I don't suggest they be in the bylaws, since they are problably going to have to be changed in the future, as certain definitions of "vehicles" change.
KirkW1 (Texas)
Posts: 1,665
Posted:
Perhaps because it is 2:30am and I am awake, I am argumentative. But I think that everyone here is wrong, wrong, wrong here.

I fail to see a need to clarify anything. The idea is that you want the thing screened from view when standing in the street, or in a neighbor's yard. But the word substantially is used because otherwise if one little part is seen when I stand on my tipie toes in on this dime sized spot...

Substantially screened from view means that you probably won't notice the thing there. You may be able to see it if you are looking for it. You may see the top peeking ever so slightly above the fence. If the screen is bushes then perhaps you can see it if you squat down. But normal people won't comment about the eyesore of a trailer. They simply won't even notice said object unless for some reason they are actually looking in that direction.

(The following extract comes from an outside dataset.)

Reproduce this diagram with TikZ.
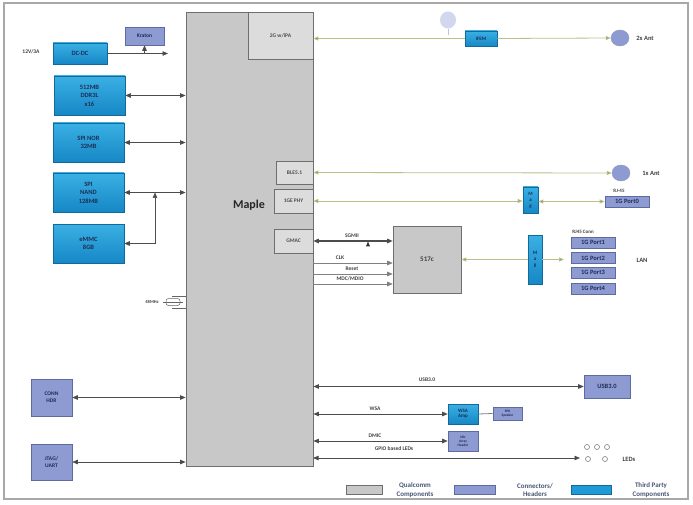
\documentclass[tikz,border=0pt]{standalone}
\usepackage{fontspec}
\setmainfont{Carlito}
\usetikzlibrary{arrows.meta,calc,shapes.geometric}
\definecolor{cblue}{HTML}{1E9BD7}
\definecolor{cblueT}{HTML}{3AB0E4}
\definecolor{cblueB}{HTML}{1688C6}
\definecolor{cblueD}{HTML}{12699A}
\definecolor{cpurp}{HTML}{8E9AD2}
\definecolor{cpurpD}{HTML}{5F6A9E}
\definecolor{cgray}{HTML}{C8C8C8}
\definecolor{cgrayL}{HTML}{DCDCDC}
\definecolor{cgrayD}{HTML}{6E6E6E}
\definecolor{cgreen}{HTML}{BBC08A}
\definecolor{cgreenD}{HTML}{8E9A4C}
\definecolor{ctext}{HTML}{1E2D55}
\definecolor{cframe}{HTML}{A8A8A8}
\begin{document}
\begin{tikzpicture}[x=1pt,y=-1pt,
  boxbase/.style={rectangle, inner sep=0pt, align=center, font=\bfseries\fontsize{6.5}{8.5}\selectfont, text=ctext},
  bluebox/.style={boxbase, draw=cblueD, top color=cblueT, bottom color=cblueB, line width=0.6pt},
  purpbox/.style={boxbase, draw=cpurpD, fill=cpurp, line width=0.6pt},
  graybox/.style={boxbase, draw=cgrayD, fill=cgrayL, line width=0.6pt, text=black!70, font=\bfseries\fontsize{5.5}{7}\selectfont},
  lbl/.style={font=\bfseries\fontsize{5.5}{6.5}\selectfont, text=black!75, inner sep=1pt},
  ar/.style={-{Triangle[length=5.5pt,width=4.5pt]}, draw=black!70, line width=0.7pt},
  bi/.style={{Triangle[length=5.5pt,width=4.5pt]}-{Triangle[length=5.5pt,width=4.5pt]}, draw=black!70, line width=0.7pt},
  gbi/.style={{Triangle[length=5pt,width=4pt,fill=cgreenD]}-{Triangle[length=5pt,width=4pt,fill=cgreenD]}, draw=cgreen, line width=0.8pt},
  gl/.style={{Triangle[length=5pt,width=4pt,fill=cgreenD]}-, draw=cgreen, line width=0.8pt},
  gr/.style={-{Triangle[length=5pt,width=4pt,fill=cgreenD]}, draw=cgreen, line width=0.8pt},
  ant/.style={ellipse, draw=cpurpD!70, fill=cpurp, minimum width=18pt, minimum height=16pt, inner sep=0pt},
  led/.style={circle, draw=black!50, minimum size=5pt, inner sep=0pt, line width=0.6pt},
  legt/.style={font=\bfseries\fontsize{7}{8.5}\selectfont, text=ctext!80, align=center}
]
\useasboundingbox (0,0) rectangle (693,505);
\fill[white] (0,0) rectangle (693,505);
\draw[cframe, line width=1.5pt] (4,3) rectangle (688,499);

% Maple SoC
\node[rectangle, draw=cgrayD, fill=cgray, line width=0.8pt, minimum width=127pt, minimum height=454pt] (maple) at (249.5,239) {};
\node[font=\bfseries\fontsize{12}{14}\selectfont, text=black!85] (maplet) at (249,205) {Maple};
\node[graybox, minimum width=65pt, minimum height=47pt] (g2) at (280.5,35.5) {2G w/iPA};
\node[graybox, minimum width=37pt, minimum height=23pt] (ble) at (294.5,172.5) {BLE5.1};
\node[graybox, minimum width=39pt, minimum height=24pt] (phy) at (293.5,201) {1GE PHY};
\node[graybox, minimum width=39pt, minimum height=24pt] (gmac) at (293.5,241) {GMAC};

% left column
\node[lbl] (v12) at (31,52) {12V/3A};
\node[bluebox, minimum width=54pt, minimum height=21pt] (dcdc) at (80,53.5) {DC-DC};
\node[purpbox, minimum width=39pt, minimum height=18pt, font=\bfseries\fontsize{5.5}{7}\selectfont] (kraton) at (144.5,36) {Kraton};
\node[bluebox, minimum width=71pt, minimum height=39pt] (ddr) at (89.5,95.5) {512MB\\DDR3L\\x16};
\node[bluebox, minimum width=71pt, minimum height=39pt] (nor) at (88.5,142.5) {SPI NOR\\32MB};
\node[bluebox, minimum width=71pt, minimum height=39pt] (nand) at (88.5,192.5) {SPI\\NAND\\128MB};
\node[bluebox, minimum width=71pt, minimum height=39pt] (emmc) at (88.5,243.5) {eMMC\\8GB};
\node[purpbox, minimum width=41pt, minimum height=37pt, font=\bfseries\fontsize{5.5}{7}\selectfont] (conn) at (51.5,397.5) {CONN\\HDR};
\node[purpbox, minimum width=41pt, minimum height=36pt, font=\bfseries\fontsize{5.5}{7}\selectfont] (jtag) at (51.5,462) {JTAG/\\UART};

\coordinate (dcend) at (168,53.5);
\coordinate (dcj) at (144.5,53.5);
\draw[ar] (dcdc.east) -- (dcend);
\draw[ar] (dcj) -- (kraton.south);
\draw[bi] (ddr.east) -- (ddr.east -| maple.west);
\draw[bi] (nor.east) -- (nor.east -| maple.west);
\draw[bi] (nand.east) -- (nand.east -| maple.west);
\coordinate (ej) at (155,243.5);
\coordinate (nj) at (155,192.5);
\draw[ar] (ej) -- (emmc.east);
\draw[ar] (ej) -- (nj);
\draw[bi] (conn.east) -- (conn.east -| maple.west);
\draw[bi] (jtag.east) -- (jtag.east -| maple.west);

% 48MHz crystal
\node[lbl, font=\bfseries\fontsize{4.5}{5}\selectfont] (xtal) at (152,302) {48MHz};
\draw[black!60, line width=0.5pt, rounded corners=2.5pt] (166,298.5) rectangle (180,305.5);
\draw[black!60, line width=0.5pt] (163,302) -- (183,302);
\draw[black!60, line width=0.5pt] (172,296) -- (186,296);
\draw[black!60, line width=0.5pt] (172,308) -- (186,308);

% radio
\node[bluebox, minimum width=32pt, minimum height=15pt, font=\bfseries\fontsize{5}{6}\selectfont] (ifem) at (481,38.5) {iFEM};
\node[ant] (ant2) at (620,38) {};
\node[lbl, font=\bfseries\fontsize{6.5}{7.5}\selectfont] (ant2t) at (645,38) {2x Ant};
\node[ellipse, fill=cpurp!40, draw=none, minimum width=16pt, minimum height=17pt, inner sep=0pt] (antf) at (448,20) {};
\coordinate (antfs) at (448,35);
\draw[cpurp!60, line width=0.5pt] (antf.south) -- (antfs);
\draw[gl] (g2.east |- ifem.west) -- (ifem.west);
\draw[gr] (ifem.east) -- (ant2.west);

\node[ant] (ant1) at (621,173) {};
\node[lbl, font=\bfseries\fontsize{6.5}{7.5}\selectfont] (ant1t) at (651,173) {1x Ant};
\draw[gbi] (ble.east) -- (ant1.west);

\node[bluebox, minimum width=15pt, minimum height=26pt, font=\bfseries\fontsize{5}{6}\selectfont] (mag1) at (530.5,200) {M\\a\\g};
\node[purpbox, minimum width=44pt, minimum height=11pt, font=\bfseries\fontsize{6.5}{7}\selectfont] (p0) at (627,201.5) {1G Port0};
\node[lbl, font=\bfseries\fontsize{5}{5.5}\selectfont] (rj45) at (619,190.5) {RJ-45};
\draw[gbi] (phy.east) -- (phy.east -| mag1.west);
\draw[gbi] (mag1.east |- p0.west) -- (p0.west);

% switch
\node[rectangle, draw=cgrayD, fill=cgray, line width=0.6pt, minimum width=68pt, minimum height=67pt, font=\bfseries\fontsize{7}{8}\selectfont, text=black!75] (sw) at (427,259.5) {517c};
\draw[bi, line width=1.2pt] (gmac.east) -- (gmac.east -| sw.west);
\node[lbl] (sgmii) at (352,235.5) {SGMII};
\node[isosceles triangle, shape border rotate=90, fill=black!80, minimum width=4pt, minimum height=3.5pt, inner sep=0pt] (smallt) at (368,245) {};
\coordinate (clkS) at (313,263);
\coordinate (rstS) at (313,274);
\coordinate (mdcS) at (313,284);
\draw[ar, draw=black!50] (clkS) -- (clkS -| sw.west);
\draw[ar, draw=black!50] (rstS) -- (rstS -| sw.west);
\draw[ar, draw=black!50] (mdcS) -- (mdcS -| sw.west);
\node[lbl] (clkt) at (340,257.5) {CLK};
\node[lbl] (rstt) at (352,268.5) {Reset};
\node[lbl] (mdct) at (350,278.5) {MDC/MDIO};

\node[bluebox, minimum width=14pt, minimum height=49pt, font=\bfseries\fontsize{5}{6}\selectfont] (mag2) at (535,259.5) {M\\a\\g};
\draw[gl] (sw.east |- mag2.west) -- (mag2.west);
\coordinate (lanend) at (564,259.5);
\draw[gr] (mag2.east) -- (lanend);
\node[lbl, font=\bfseries\fontsize{5}{5.5}\selectfont] (rjc) at (583,231.5) {RJ45 Conn};
\node[purpbox, minimum width=44pt, minimum height=11pt, font=\bfseries\fontsize{6.5}{7}\selectfont] (p1) at (593,242.5) {1G Port1};
\node[purpbox, minimum width=44pt, minimum height=11pt, font=\bfseries\fontsize{6.5}{7}\selectfont] (p2) at (593,258) {1G Port2};
\node[purpbox, minimum width=44pt, minimum height=11pt, font=\bfseries\fontsize{6.5}{7}\selectfont] (p3) at (593,272.5) {1G Port3};
\node[purpbox, minimum width=44pt, minimum height=11pt, font=\bfseries\fontsize{6.5}{7}\selectfont] (p4) at (593,288.5) {1G Port4};
\node[lbl, font=\bfseries\fontsize{6.5}{7.5}\selectfont] (lan) at (642,260) {LAN};

% bottom peripherals
\node[purpbox, minimum width=46pt, minimum height=23pt, font=\bfseries\fontsize{6.5}{7.5}\selectfont] (usb) at (607,386.5) {USB3.0};
\draw[bi] (usb.west -| maple.east) -- (usb.west);
\node[lbl] (usbt) at (427,379.5) {USB3.0};

\node[bluebox, minimum width=30pt, minimum height=20pt, font=\bfseries\fontsize{5}{5.5}\selectfont] (wsa) at (463,414) {WSA\\Amp};
\node[purpbox, minimum width=29pt, minimum height=13pt, font=\bfseries\fontsize{3.5}{4}\selectfont] (spk) at (507.5,413.5) {SPK\\Speaker};
\draw[bi] (wsa.west -| maple.east) -- (wsa.west);
\draw[black!50, line width=0.8pt] (wsa.east) -- (spk.west);
\node[lbl] (wsat) at (375,408.5) {WSA};

\node[purpbox, minimum width=30pt, minimum height=20pt, font=\bfseries\fontsize{3.5}{4}\selectfont] (mic) at (463,441) {Mic\\Array\\Header};
\draw[bi] (mic.west -| maple.east) -- (mic.west);
\node[lbl] (dmict) at (375,435.5) {DMIC};

\coordinate (gpioS) at (313,458);
\coordinate (gpioE) at (580,458);
\draw[bi] (gpioS) -- (gpioE);
\node[lbl] (gpiot) at (394,449) {GPIO based LEDs};
\node[led] (l1) at (587,447) {};
\node[led] (l2) at (597,447) {};
\node[led] (l3) at (607,447) {};
\node[led] (l4) at (588,459) {};
\node[led] (l5) at (605,459) {};
\node[lbl, font=\bfseries\fontsize{6.5}{7.5}\selectfont] (ledt) at (629,459) {LEDs};

% legend
\node[rectangle, draw=cgrayD, fill=cgray, minimum width=36pt, minimum height=9pt, inner sep=0pt] (lg1) at (364,489.5) {};
\node[legt] (lg1t) at (415,490) {Qualcomm\\Components};
\node[rectangle, draw=cpurpD, fill=cpurp, minimum width=41pt, minimum height=9pt, inner sep=0pt] (lg2) at (474.5,489.5) {};
\node[legt] (lg2t) at (535,490) {Connectors/\\Headers};
\node[rectangle, draw=cblueD, fill=cblue, minimum width=40pt, minimum height=9pt, inner sep=0pt] (lg3) at (591,489.5) {};
\node[legt] (lg3t) at (651,490) {Third Party\\Components};
\end{tikzpicture}
\end{document}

Come on folks, the world is going to the pits because everyone is afraid of a little subjectivity. You have a committee and they should each take a look and vote what they truly believe. Is the thing well screened, or needs improvement? Give members two minutes to explain why they think it either does or doesn't meet the spec. Take the vote and move on.

For that matter, when you just aren't quite sure, go speak to a neighbor (gasp) and ask them what they think. If they say "no big deal" vote thumbs up. If they say "oh no, that won't do" then vote down. If on the fence, they don't care enough to complain anyway and vote up.

Contrary to the zero tolerance movement, discretion is reasonable. Removing discretion is insulting the the members of the committee and dehumanizes the aspect of community living. The whole point is to make the place a better community. And better communities have human nuance.
BrianB (California)
Posts: 2,820
Posted:
Substantially is 78%*.

So, calculate the average square inches seen of the object without the screen in place, then calculate the square inches seen with the screen in place, and if 78% or more is "screened", you are substantially screened.

* according to the US Government Department of pulling numbers out of thin air. You can also find 78% from the US Department of making stuff up.
MaryA1 (Arizona)
Posts: 7,043
Posted:
Brian,

Did you make substantially 78% or is it written somewhere? Inquiring minds want to know. LOL
BrianB (California)
Posts: 2,820
Posted:
Mary, did you not notice my as
terisk?

MaryA1 (Arizona)
Posts: 7,043
Posted:
Brian,

Yes I did; not not until after I posted my response. :-( BTW, I think I may have worked for one of those gov. agencies many years ago! LOL
DonN (Michigan)
Posts: 357
Posted:
I can't define it, but I know it when I see it.

Rather than focus on splitting hairs on "substantially limits", consider the opposites such as "easy to see" or "obviously in view". If there is nothing stored that is "easy to see" or "obviously in view", wouldn't that be enough?

Normally, courts construe all ambiguities in restrictive covenants against the drafter and/or the party seeking enforcement. When the language isn't clear, courts will try to determine the intent of the drafter. The intent is clear, keep that ugly thing out of sight. Court will also seek a standard so that uniformity can be obtained.

Accordingly, when the ugly thing is "easy to see" or "obviously in view", it is in violation of "...substantially limits the view thereof...".

The association can write rules only if the restrictive covenants so authorize, and then only within the scope authorized.